How Canada's Election Laws Screw Independents

    Official registered party or GTFO.

    Sure, you could run for a major political party. But you'd have to network with partisans, win a nomination race, and get approved by your party leader. So why not run as an Independent?

    The only downside is the deck is stacked against you and you'll almost certainly lose.

    Party candidates can fundraise any time, year after year. Independents cannot.

    Plus, if party candidates have money left over after an election they can keep it for next time. Independents have to hand it all over to the government. Thanks to this rule, Independent candidate Brent Rathgeber is battling money he raised himself.

    Elections Canada has called for fixes to this imbalance since the 1990s. Consecutive Liberal and Conservative governments have ignored it. Even the sweeping election reform law passed last year made no changes for Independents.

    In theory, everyone should have a fair chance to run for Parliament in a democracy. But in Canada the political parties have created fundraising rules so lopsided that their candidates have a major head start.

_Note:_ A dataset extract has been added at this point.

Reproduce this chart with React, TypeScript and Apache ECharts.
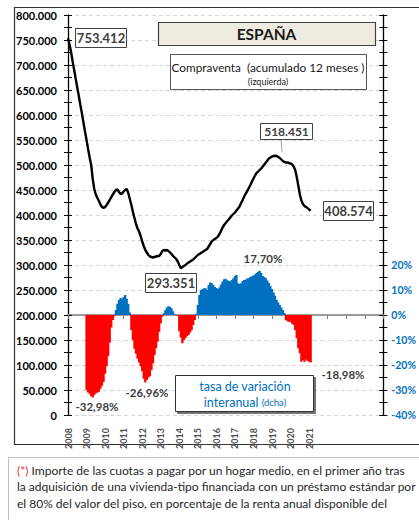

    "A level playing field doesn't serve the interests of those who currently have power," said Rathgeber.

    "That's why it's been overlooked notwithstanding numerous overhauls of our election law."

    The fear around letting Independent candidates fundraise is that they would go around issuing tax rebates but then take the money and flee to Mexico. Rathgeber and others have proposed solutions to this, such as having respected local residents act as guarantors.

    So far those proposals have all been ignored. Rathgeber says he believes he has a competitive shot to win the riding of Edmonton-St. Albert. If he does so he'll join Bill Casey, Andre Arthur, and Chuck Cadman as the only Independents to win an election race in the past two decades.